Items from a dataset:

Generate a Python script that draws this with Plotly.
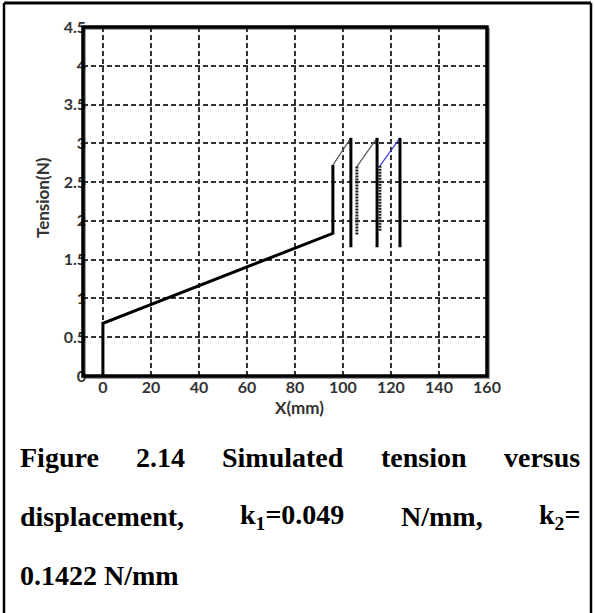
import plotly.graph_objects as go

# ---- data ----
ramp_x = [0, 0, 95.8, 95.8]
ramp_y = [0, 0.68, 1.84, 2.72]

rise_x0 = [95.8, 105.8, 115.4]
rise_y0 = [2.72, 2.70, 2.71]
rise_x1 = [103.3, 114.2, 123.75]
rise_y1 = [3.07, 3.07, 3.07]
rise_colors = ["#555555", "#555555", "#3b3bd6"]

drop_x = [103.3, 114.2, 123.75]
drop_top = [3.07, 3.07, 3.07]
drop_bottom = [1.66, 1.66, 1.66]

reload_x = [105.8, 115.4]
reload_top = [2.70, 2.71]
reload_bottom = [1.82, 1.86]

x_ticks = [0, 20, 40, 60, 80, 100, 120, 140, 160]
x_tick_text = ["0", "20", "40", "60", "80", "100", "120", "140", "160"]
y_ticks = [0, 0.5, 1, 1.5, 2, 2.5, 3, 3.5, 4, 4.5]
y_tick_text = ["0", "0.5", "1", "1.5", "2", "2.5", "3", "3.5", "4", "4.5"]

caption_line1 = ["Figure", "2.14", "Simulated", "tension", "versus"]
caption_line2 = ["displacement,", "k<sub>1</sub>=0.049", "N/mm,", "k<sub>2</sub>="]
caption_line3 = "0.1422 N/mm"

W, H = 595, 613
L, R, T, B = 83, 487, 27, 376

fig = go.Figure()

fig.add_trace(go.Scatter(x=ramp_x, y=ramp_y, mode="lines",
                         line=dict(color="black", width=3), showlegend=False))
for i in range(len(rise_x0)):
    fig.add_trace(go.Scatter(x=[rise_x0[i], rise_x1[i]], y=[rise_y0[i], rise_y1[i]],
                             mode="lines", line=dict(color=rise_colors[i], width=1.2),
                             showlegend=False))
for i in range(len(drop_x)):
    fig.add_trace(go.Scatter(x=[drop_x[i], drop_x[i]], y=[drop_top[i], drop_bottom[i]],
                             mode="lines", line=dict(color="black", width=3),
                             showlegend=False))
for i in range(len(reload_x)):
    fig.add_trace(go.Scatter(x=[reload_x[i], reload_x[i]], y=[reload_top[i], reload_bottom[i]],
                             mode="lines", line=dict(color="#222222", width=3, dash="2px,1px"),
                             showlegend=False))

tickfont = dict(family="Lato", size=16, color="#333333", weight="bold")

fig.update_xaxes(range=[-8.3, 160], tickvals=x_ticks,
                 ticktext=["<b>%s</b>" % t for t in x_tick_text], showgrid=True,
                 gridcolor="#333333", gridwidth=1.5, griddash="5px,3px",
                 zeroline=False, showline=False, ticks="", tickfont=tickfont,
                 ticklabelstandoff=0)
fig.update_yaxes(range=[0, 4.5], tickvals=y_ticks,
                 ticktext=["<b>%s</b>" % t for t in y_tick_text], showgrid=True,
                 gridcolor="#333333", gridwidth=1.5, griddash="5px,3px",
                 zeroline=False, showline=False, ticks="", tickfont=tickfont,
                 ticklabelstandoff=-4)

pw, ph = R - L, B - T
def px(xp):
    return (xp - L) / pw
def py(yp):
    return (B - yp) / ph

shapes = [
    # soft shadow of the plot frame
    dict(type="rect", xref="paper", yref="paper", x0=px(L + 2), x1=px(R + 2), y0=py(B + 2), y1=py(T + 2),
         line=dict(color="#9a9a9a", width=2), layer="below"),
    dict(type="rect", xref="paper", yref="paper", x0=0, x1=1, y0=0, y1=1,
         line=dict(color="black", width=3.5), layer="above"),
    # outer page frame
    dict(type="line", xref="paper", yref="paper", x0=px(4), x1=px(591), y0=py(3), y1=py(3),
         line=dict(color="black", width=3)),
    dict(type="line", xref="paper", yref="paper", x0=px(4), x1=px(4), y0=py(3), y1=py(620),
         line=dict(color="black", width=2.5)),
    dict(type="line", xref="paper", yref="paper", x0=px(591), x1=px(591), y0=py(3), y1=py(620),
         line=dict(color="black", width=2.5)),
]

titlefont = dict(family="Lato", size=17, color="#333333", weight="bold")
ann = []
ann.append(dict(text="<b>X(mm)</b>", xref="paper", yref="paper", x=px(299), y=py(407),
                xanchor="center", yanchor="middle", showarrow=False, font=titlefont))
ann.append(dict(text="<b>Tension(N)</b>", xref="paper", yref="paper", x=px(42), y=py(198),
                xanchor="center", yanchor="middle", showarrow=False, textangle=-90,
                font=titlefont))

capfont = dict(family="Liberation Serif", size=28, color="black", weight="bold")
line1_x = [18, 134, 220, 379, 502]
for w, xx in zip(caption_line1, line1_x):
    ann.append(dict(text=w, xref="paper", yref="paper", x=px(xx), y=py(457),
                    xanchor="left", yanchor="middle", showarrow=False, font=capfont))
line2_x = [18, 238, 399, 537]
for w, xx in zip(caption_line2, line2_x):
    ann.append(dict(text=w, xref="paper", yref="paper", x=px(xx), y=py(516),
                    xanchor="left", yanchor="middle", showarrow=False, font=capfont))
ann.append(dict(text=caption_line3, xref="paper", yref="paper", x=px(18), y=py(575),
                xanchor="left", yanchor="middle", showarrow=False, font=capfont))

fig.update_layout(width=W, height=H, margin=dict(l=L, r=W - R, t=T, b=H - B),
                  plot_bgcolor="white", paper_bgcolor="white",
                  shapes=shapes, annotations=ann, showlegend=False)

fig.write_html("out.html")
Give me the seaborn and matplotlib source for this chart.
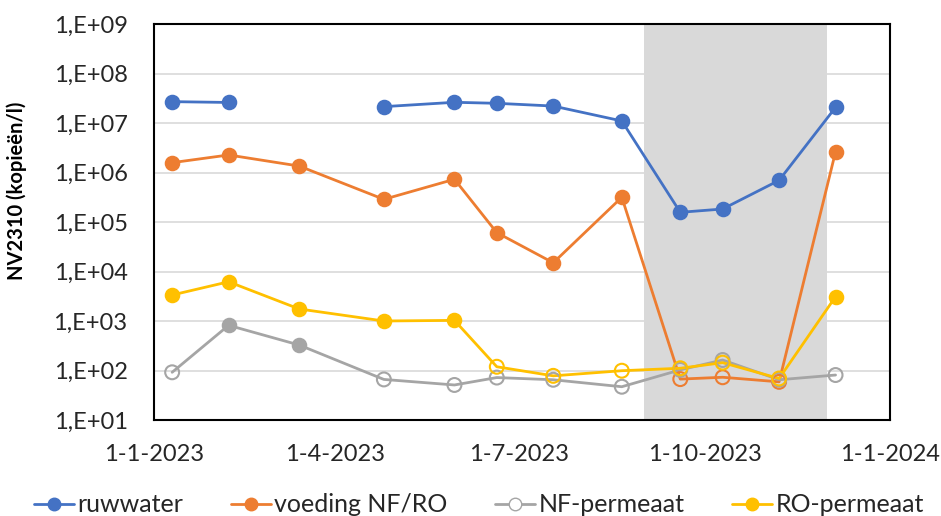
import numpy as np
import pandas as pd
import matplotlib
matplotlib.use("Agg")
import matplotlib.pyplot as plt
import matplotlib.dates as mdates
from matplotlib.ticker import FixedLocator, FuncFormatter, NullFormatter
from matplotlib.lines import Line2D
import seaborn as sns

# ---- data ----
dates = ["2023-01-10", "2023-02-07", "2023-03-14", "2023-04-25", "2023-05-30",
         "2023-06-20", "2023-07-18", "2023-08-21", "2023-09-19", "2023-10-10",
         "2023-11-07", "2023-12-05"]
ruwwater = [2.7e7, 2.6e7, np.nan, 2.14e7, 2.62e7, 2.5e7, 2.2e7, 1.1e7, 1.57e5, 1.83e5, 6.95e5, 2.07e7]
voeding = [1.58e6, 2.26e6, 1.35e6, 2.87e5, 7.3e5, 6.1e4, 1.5e4, 3.16e5, 67, 73, 59, 2.63e6]
nf_perm = [92, 818, 327, 66, 51, 72, 65, 47, 103, 163, 65, 81]
ro_perm = [3.35e3, 6.2e3, 1.75e3, 1.0e3, 1.03e3, 119, 78, 99, 111, 144, 69, 3.1e3]
# open marker (below detection) flags
ruwwater_open = [0, 0, 0, 0, 0, 0, 0, 0, 0, 0, 0, 0]
voeding_open = [0, 0, 0, 0, 0, 0, 0, 0, 1, 1, 1, 0]
nf_open = [1, 0, 0, 1, 1, 1, 1, 1, 1, 1, 1, 1]
ro_open = [0, 0, 0, 0, 0, 1, 1, 1, 1, 1, 1, 0]

series_names = ["ruwwater", "voeding NF/RO", "NF-permeaat", "RO-permeaat"]
series_vals = [ruwwater, voeding, nf_perm, ro_perm]
series_open = [ruwwater_open, voeding_open, nf_open, ro_open]
colors = ["#4472C4", "#ED7D31", "#A5A5A5", "#FFC000"]

shade_start, shade_end = "2023-09-01", "2023-12-01"
x_min, x_max = "2023-01-01", "2024-01-01"
y_ticks = [1e1, 1e2, 1e3, 1e4, 1e5, 1e6, 1e7, 1e8, 1e9]
y_label = "NV2310 (kopieën/l)"

# ---- style ----
sns.set_theme(style="white")
plt.rcParams["font.family"] = ["Lato", "DejaVu Sans"]
FS = 17

fig = plt.figure(figsize=(9.41, 5.16), dpi=100)
ax = fig.add_axes([154 / 941, 1 - 420 / 516, (890 - 154) / 941, (420 - 24) / 516])

ax.axvspan(pd.Timestamp(shade_start), pd.Timestamp(shade_end), color="#d9d9d9", zorder=0.2, lw=0)

for name, vals, opn, col in zip(series_names, series_vals, series_open, colors):
    df = pd.DataFrame({"date": pd.to_datetime(dates), "val": vals, "open": opn})
    # segments broken at missing values
    df["seg"] = df["val"].isna().cumsum()
    d = df.dropna()
    sns.lineplot(data=d, x="date", y="val", units="seg", estimator=None, sort=False,
                 color=col, lw=2.0, ax=ax, zorder=2)
    filled = d[d["open"] == 0]
    hollow = d[d["open"] == 1]
    if len(filled):
        sns.scatterplot(data=filled, x="date", y="val", color=col, s=100, edgecolor=col,
                        linewidth=1.2, ax=ax, zorder=3)
    if len(hollow):
        sns.scatterplot(data=hollow, x="date", y="val", facecolor="none", edgecolor=col,
                        s=100, linewidth=1.5, ax=ax, zorder=3)

ax.set_yscale("log")
ax.set_ylim(1e1, 1e9)
ax.yaxis.set_major_locator(FixedLocator(y_ticks))
ax.yaxis.set_minor_formatter(NullFormatter())
ax.yaxis.set_minor_locator(FixedLocator([]))
ax.yaxis.set_major_formatter(FuncFormatter(lambda v, p: "1,E+%02d" % int(round(np.log10(v)))))

ax.set_xlim(pd.Timestamp(x_min), pd.Timestamp(x_max))
ax.xaxis.set_major_locator(mdates.MonthLocator(bymonth=[1, 4, 7, 10]))
ax.xaxis.set_minor_locator(mdates.MonthLocator())
ax.xaxis.set_major_formatter(FuncFormatter(
    lambda v, p: "{0.day}-{0.month}-{0.year}".format(mdates.num2date(v))))

ax.grid(axis="y", color="#d9d9d9", lw=1.2)
ax.set_axisbelow(True)
for s in ax.spines.values():
    s.set_color("black")
    s.set_linewidth(1.5)
ax.tick_params(axis="both", which="both", direction="out", length=5, width=1.5, color="black",
               labelsize=FS, labelcolor="#262626")
ax.tick_params(axis="x", pad=12)
ax.tick_params(axis="y", pad=14)
ax.set_xlabel("")
ax.set_ylabel(y_label, fontsize=14.5, fontweight="bold", color="black")
ax.yaxis.set_label_coords(-0.1726, 0.578)

handles = []
for name, col, opn in zip(series_names, colors, series_open):
    is_open = name == "NF-permeaat"
    handles.append(Line2D([0], [0], color=col, lw=2.0, marker="o", markersize=9,
                          markerfacecolor="white" if is_open else col, markeredgecolor=col))
leg = fig.legend(handles, series_names, loc="center", bbox_to_anchor=(479 / 941, 1 - 505 / 516),
                 ncol=4, frameon=False, fontsize=18, handlelength=1.6, handletextpad=0.15,
                 columnspacing=1.9)
for t in leg.get_texts():
    t.set_color("#262626")

fig.savefig("out.png", dpi=100)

**GOAL**
Pictures excluded, retype exactly the lines running from the one with "Give me the" through the one with "import seaborn as sns". Include both end lines and nothing more.

**ANSWER TO THIS TASK**
Give me the seaborn and matplotlib source for this chart.
import numpy as np
import pandas as pd
import matplotlib
matplotlib.use("Agg")
import matplotlib.pyplot as plt
import matplotlib.dates as mdates
from matplotlib.ticker import FixedLocator, FuncFormatter, NullFormatter
from matplotlib.lines import Line2D
import seaborn as sns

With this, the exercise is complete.